One in no way does a disservice to the memory of these four heroic men by objecting to Pike’s bizarre treatment of them. It is impossible to discern much in common in the lives of these very different men—at least from Pike’s few superficial paragraphs on each—other than that they were all in some way “self-sacrificing” or “men for others,” to use the vague phrase coined by Dietrich Bonhoeffer. But if one admits, as the most elementary student of psychology would admit, that there are widely different ways—styles—of self-sacrifice, and widely different motivations for it; and that these difference are hardly likely to be brought out from a superficial account of a few of the external details of the lives of “self-sacrificing individuals,” one is forced to challenge Pike’s misuse of the stories of these men in order to enforce his argument.
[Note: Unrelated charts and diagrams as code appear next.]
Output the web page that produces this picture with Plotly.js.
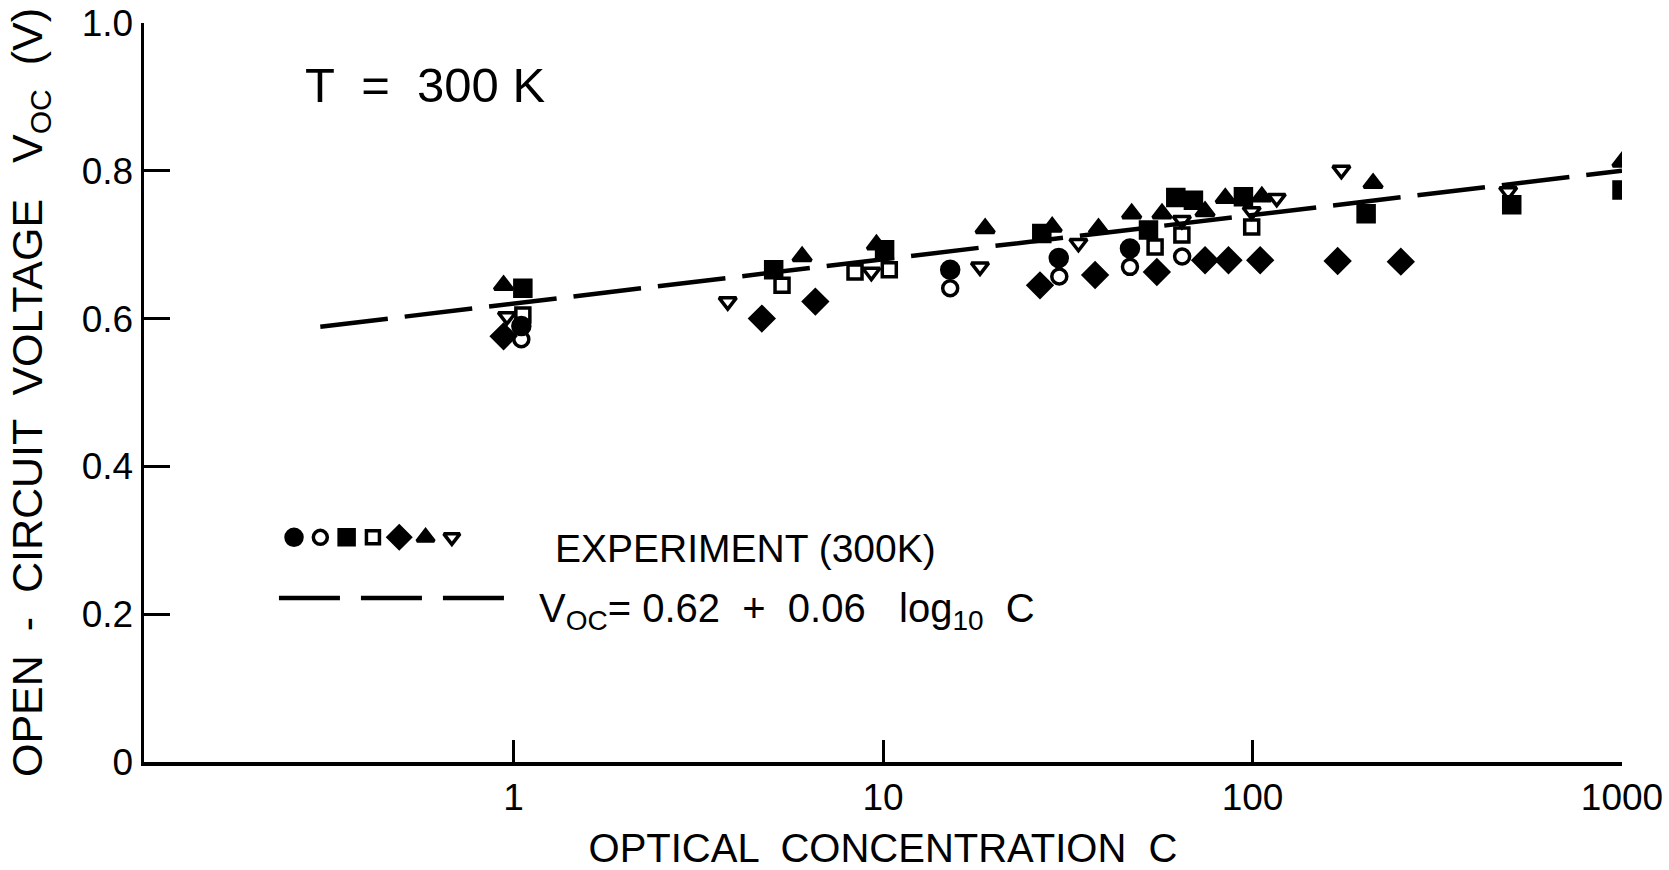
<!DOCTYPE html>
<html>
<head>
<meta charset="utf-8">
<script src="https://cdn.plot.ly/plotly-3.0.1.min.js"></script>
<style>html,body{margin:0;padding:0;background:#fff;}#chart{width:1669px;height:870px;}</style>
</head>
<body>
<div id="chart"></div>
<script>
// ---- data ----
const filledCircleC = [1.05, 15.2, 29.9, 46.6];
const filledCircleV = [0.590, 0.666, 0.682, 0.695];

const openCircleC = [1.05, 15.2, 30.0, 46.6, 64.5];
const openCircleV = [0.572, 0.641, 0.657, 0.670, 0.684];

const filledSquareC = [1.06, 5.06, 10.1, 26.9, 52.3, 62.0, 69.2, 94.5, 203, 503, 1000];
const filledSquareV = [0.641, 0.666, 0.693, 0.715, 0.720, 0.764, 0.760, 0.765, 0.742, 0.754, 0.774];

const openSquareC = [1.06, 5.33, 8.4, 10.4, 54.5, 64.4, 99.5];
const openSquareV = [0.605, 0.645, 0.663, 0.666, 0.697, 0.713, 0.724];

const diamondC = [0.94, 4.7, 6.56, 26.6, 37.5, 55.1, 74.4, 86.1, 104.9, 170, 252];
const diamondV = [0.576, 0.600, 0.623, 0.645, 0.659, 0.663, 0.679, 0.679, 0.679, 0.678, 0.677];

const triUpC = [0.94, 6.04, 9.6, 18.9, 28.7, 38.3, 47.1, 56.9, 74.4, 84.4, 106, 212, 1000];
const triUpV = [0.645, 0.684, 0.700, 0.722, 0.724, 0.722, 0.742, 0.742, 0.745, 0.763, 0.765, 0.783, 0.812];

const triDownC = [0.96, 3.8, 9.3, 18.3, 33.8, 64.4, 99.5, 116.3, 174, 492];
const triDownV = [0.603, 0.623, 0.663, 0.670, 0.702, 0.733, 0.745, 0.763, 0.801, 0.772];

// fitted line  Voc = 0.62 + 0.06 log10 C  (end points as drawn)
const fitC = [0.3, 1000];
const fitV = [0.589, 0.800];

const xTickVals = [1, 10, 100, 1000];
const xTickText = ['1', '10', '100', '1000'];
const yTickVals = [0, 0.2, 0.4, 0.6, 0.8, 1.0];
const yTickText = ['0', '0.2', '0.4', '0.6', '0.8', '1.0'];

// ---- styling ----
const FONT = 'Liberation Sans, Arial, sans-serif';
const BLACK = '#000';
const series = [
  {x: filledCircleC, y: filledCircleV, symbol: 'circle', size: 17},
  {x: openCircleC, y: openCircleV, symbol: 'circle-open', size: 15},
  {x: filledSquareC, y: filledSquareV, symbol: 'square', size: 16},
  {x: openSquareC, y: openSquareV, symbol: 'square-open', size: 14},
  {x: diamondC, y: diamondV, symbol: 'diamond', size: 18},
  {x: triUpC, y: triUpV, symbol: 'triangle-up', size: 16},
  {x: triDownC, y: triDownV, symbol: 'triangle-down-open', size: 15}
];

const traces = [];
traces.push({
  x: fitC, y: fitV, mode: 'lines', type: 'scatter', showlegend: false, hoverinfo: 'skip',
  line: {color: BLACK, width: 4.5, dash: '68px,17px'}
});
series.forEach(s => {
  traces.push({
    x: s.x, y: s.y, mode: 'markers', type: 'scatter', showlegend: false,
    marker: {symbol: s.symbol, size: s.size, color: BLACK, line: {color: BLACK, width: 3.5}}
  });
});
// legend symbol row (overlay axes spanning the plot area, 0..1)
const legX0 = 0.1015, legStep = 0.0178, legY = 0.304;
series.forEach((s, i) => {
  traces.push({
    x: [legX0 + i * legStep], y: [legY], xaxis: 'x2', yaxis: 'y2', mode: 'markers', type: 'scatter',
    showlegend: false, hoverinfo: 'skip',
    marker: {symbol: s.symbol, size: s.size - 1, color: BLACK, line: {color: BLACK, width: 3.5}}
  });
});

const layout = {
  width: 1669, height: 870,
  margin: {l: 144, r: 47, t: 23, b: 108},
  paper_bgcolor: '#fff', plot_bgcolor: '#fff',
  font: {family: FONT, color: BLACK, size: 36},
  showlegend: false,
  xaxis: {
    type: 'log', range: [-1, 3],
    tickvals: xTickVals, ticktext: xTickText,
    ticks: 'inside', ticklen: 22, tickwidth: 3, tickcolor: BLACK,
    showline: true, linewidth: 3.5, linecolor: BLACK, mirror: false,
    showgrid: false, zeroline: false,
    tickfont: {size: 37, family: FONT},
    title: {text: 'OPTICAL  CONCENTRATION  C', font: {size: 40, family: FONT}, standoff: 20}
  },
  yaxis: {
    range: [0, 1.0],
    tickvals: yTickVals, ticktext: yTickText,
    ticks: 'inside', ticklen: 26, tickwidth: 3, tickcolor: BLACK,
    showline: true, linewidth: 3.5, linecolor: BLACK,
    showgrid: false, zeroline: false,
    tickfont: {size: 37, family: FONT},
    title: {text: 'OPEN  -  CIRCUIT  VOLTAGE   V<sub>OC</sub>  (V)', font: {size: 43, family: FONT}, standoff: 26}
  },
  xaxis2: {overlaying: 'x', range: [0, 1], visible: false, fixedrange: true},
  yaxis2: {overlaying: 'y', range: [0, 1], visible: false, fixedrange: true},
  shapes: [{
    type: 'line', xref: 'paper', yref: 'paper', x0: 0.0913, x1: 0.2449, y0: 0.222, y1: 0.222,
    line: {color: BLACK, width: 4.5, dash: '61px,21px'}
  }],
  annotations: [
    {text: 'T  =  300 K', xref: 'paper', yref: 'paper', x: 0.1076, y: 0.916, xanchor: 'left', yanchor: 'middle',
     showarrow: false, font: {size: 49, family: FONT}},
    {text: 'EXPERIMENT (300K)', xref: 'paper', yref: 'paper', x: 0.2767, y: 0.289, xanchor: 'left', yanchor: 'middle',
     showarrow: false, font: {size: 39, family: FONT}},
    {text: 'V<sub>OC</sub>= 0.62  +  0.06   log<sub>10</sub>  C', xref: 'paper', yref: 'paper', x: 0.2659, y: 0.205,
     xanchor: 'left', yanchor: 'middle', showarrow: false, font: {size: 40, family: FONT}}
  ]
};

Plotly.newPlot('chart', traces, layout, {displayModeBar: false, staticPlot: true});
</script>
</body>
</html>
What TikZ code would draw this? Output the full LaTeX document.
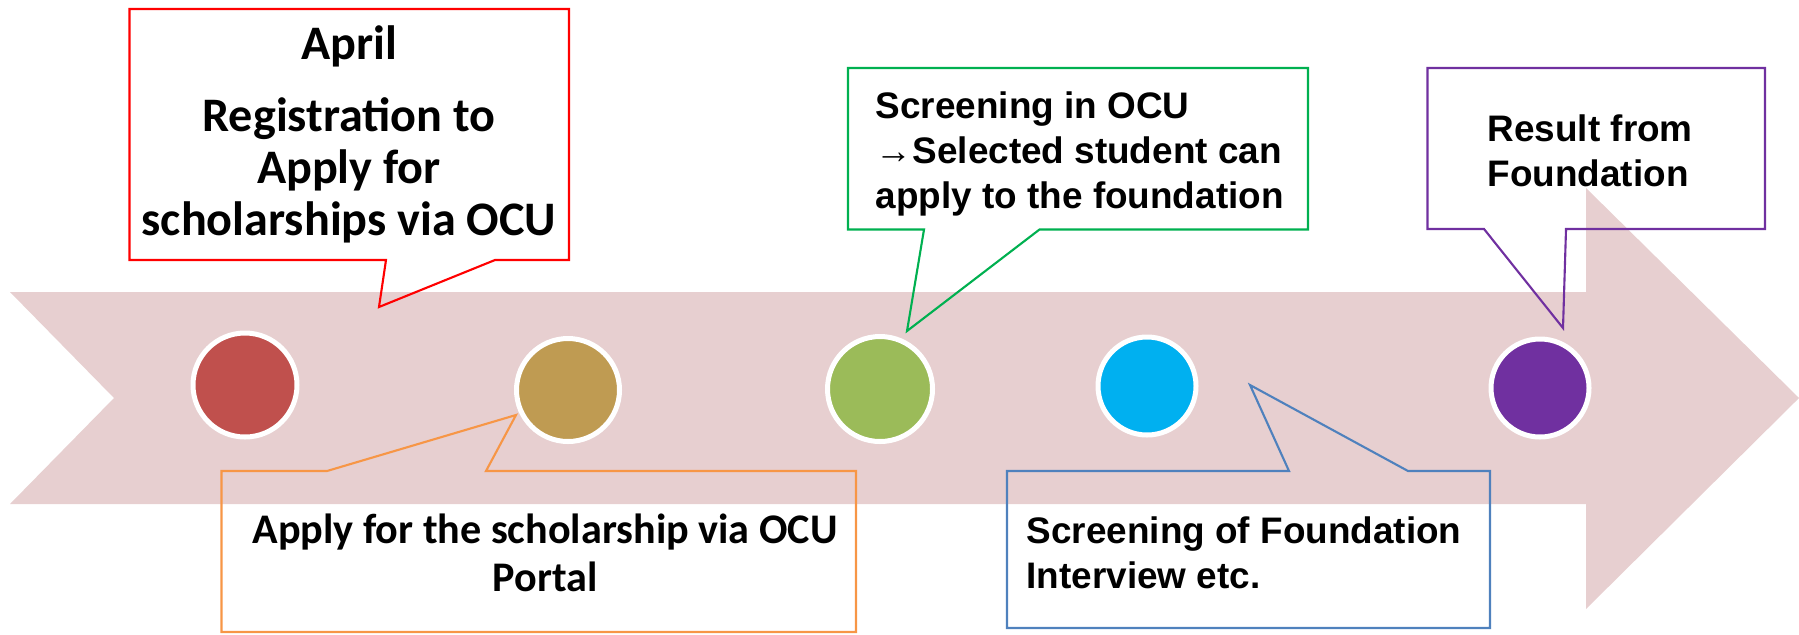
\documentclass[tikz,border=0pt]{standalone}
\usepackage{fontspec}
\setmainfont{Liberation Sans}
\newfontfamily\calibri{Carlito}

\definecolor{bandpink}{HTML}{E7CFD0}
\definecolor{stepred}{HTML}{C0504D}
\definecolor{stepgold}{HTML}{BF9B52}
\definecolor{stepgreen}{HTML}{9BBB59}
\definecolor{stepcyan}{HTML}{00B0F0}
\definecolor{steppurple}{HTML}{7030A0}
\definecolor{boxred}{HTML}{FF0000}
\definecolor{boxorange}{HTML}{F79646}
\definecolor{boxgreen}{HTML}{00B050}
\definecolor{boxblue}{HTML}{4F81BD}

\tikzset{
    dot/.style={circle, draw=white, line width=0.5mm, inner sep=0pt, minimum size=#1},
    callout/.style={line width=0.6pt, line join=miter},
    calitext/.style 2 args={font=\calibri\bfseries\fontsize{#1}{#2}\selectfont, align=center, inner sep=0pt},
    arialtext/.style={font=\bfseries\fontsize{10.5}{12.7}\selectfont, align=left, inner sep=0pt},
}

\begin{document}
\begin{tikzpicture}
    \useasboundingbox (0,0) rectangle (17.99,6.34);

    % Draw the big arrow behind everything
    \fill[bandpink] (0.10,3.42) -- (15.86,3.42) -- (15.86,4.46) -- (17.99,2.36) -- (15.86,0.25)
        -- (15.86,1.30) -- (0.10,1.30) -- (1.14,2.36) -- cycle;

    % Draw the five steps on the arrow
    \node[dot=1.04cm, fill=stepred] (s1) at (2.45,2.49) {};
    \node[dot=1.03cm, fill=stepgold] (s2) at (5.68,2.44) {};
    \node[dot=1.05cm, fill=stepgreen] (s3) at (8.80,2.45) {};
    \node[dot=0.98cm, fill=stepcyan] (s4) at (11.47,2.48) {};
    \node[dot=0.98cm, fill=steppurple] (s5) at (15.40,2.46) {};

    % Draw the callouts above the arrow
    \draw[callout, boxred] (1.295,6.25) -- (5.69,6.25) -- (5.69,3.74) -- (4.95,3.74) -- (3.79,3.27)
        -- (3.86,3.74) -- (1.295,3.74) -- cycle;
    \draw[callout, boxgreen] (8.48,5.66) -- (13.08,5.66) -- (13.08,4.045) -- (10.395,4.045) -- (9.07,3.03)
        -- (9.24,4.045) -- (8.48,4.045) -- cycle;
    \draw[callout, steppurple] (14.275,5.66) -- (17.65,5.66) -- (17.65,4.05) -- (15.66,4.05) -- (15.63,3.06)
        -- (14.84,4.05) -- (14.275,4.05) -- cycle;

    % Draw the callouts below the arrow
    \draw[callout, boxorange] (2.215,1.63) -- (3.27,1.63) -- (5.16,2.19) -- (4.86,1.63) -- (8.56,1.63)
        -- (8.56,0.02) -- (2.215,0.02) -- cycle;
    \draw[callout, boxblue] (10.07,1.63) -- (12.89,1.63) -- (12.50,2.49) -- (14.08,1.63) -- (14.90,1.63)
        -- (14.90,0.06) -- (10.07,0.06) -- cycle;

    % Add the texts of the callouts (anchored at the last line)
    \node[calitext={13.7}{14.8}, anchor=base] (t1) at (3.49,3.984)
        {April\\[5.8pt] Registration to\\ Apply for\\ scholarships via OCU};
    \node[calitext={12}{13.8}, anchor=base] (t2) at (5.45,0.425)
        {Apply for the scholarship via OCU\\ Portal};
    \node[arialtext, anchor=base west] (t3) at (8.75,4.26) {Screening in OCU\\ →Selected student can\\ apply to the foundation};
    \node[arialtext, anchor=base west] (t4) at (10.26,0.46) {Screening of Foundation\\ Interview etc.};
    \node[arialtext, anchor=base west] (t5) at (14.87,4.474) {Result from\\ Foundation};

\end{tikzpicture}
\end{document}
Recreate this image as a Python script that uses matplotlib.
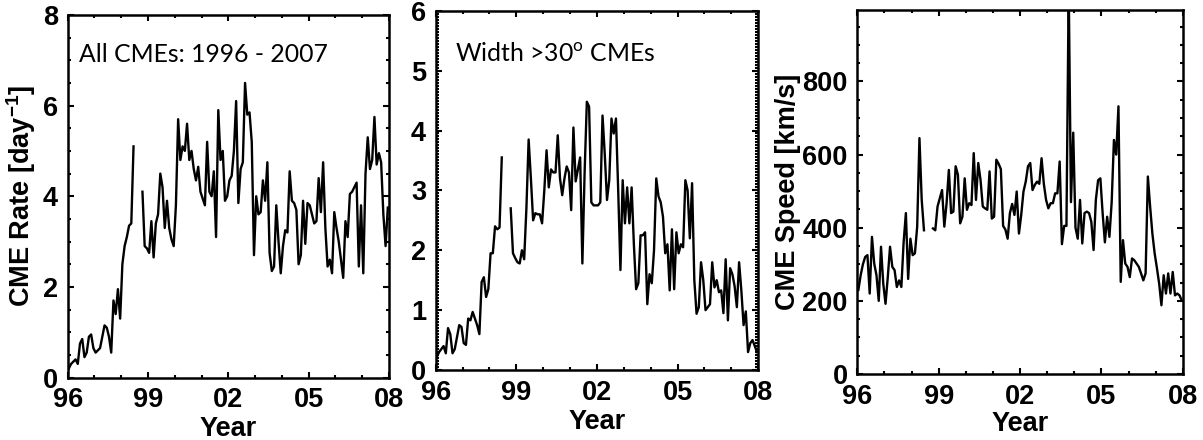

I am convinced that the widespread flip invocation of Bonhoeffer’s category of “the man for others” has become a way for many theologians and other writers to stop thinking critically about the complex questions of sacrifice, exploitation, manipulation, moral and psychological masochism—and a cheap way not only to find easy examples of Christ-like figures, but even to avoid pondering the complex historiographical and Christo logical questions involved in the sacrifice of Jesus of Nazareth himself.
To add what ought to be obvious: even if it were found that Pike’s four exemplars did share some profound characteristic that might be called a “style of life,” it hardly follows, as Pike appears to claim, that this is the best style of life. Indeed, it might behoove a bishop-theologian to be rather more imaginative about the styles in which men might live and die.
I find it difficult to discern from the details of Bishop Pike’s biography whether he is a “man for others”—even if I understood better than I do what Bonhoeffer meant by that phrase. It is less difficult to reject Pike’s writings as amateurish, contradictory, obscure. But in his case at least, one reacts to the whole man, not just to his literary output. This attractive maverick bishop is a man of a most complicated style of life, troubled and contradictory, brave and shrewd, a man burning with a sense of social justice. Yet, something has to be said in favor of his fellow bishops too. For however foolishly they acted in Wheeling, they were right when they solemnly declared: “We do not think his often obscure and contradictory utterances warrant the time and the work and the wounds of a trial. The Church has more important things to get on with.” One of these, which the Episcopal Church might well get on with, is to grapple more profoundly with Pike’s challenges not on theological questions but on social issues.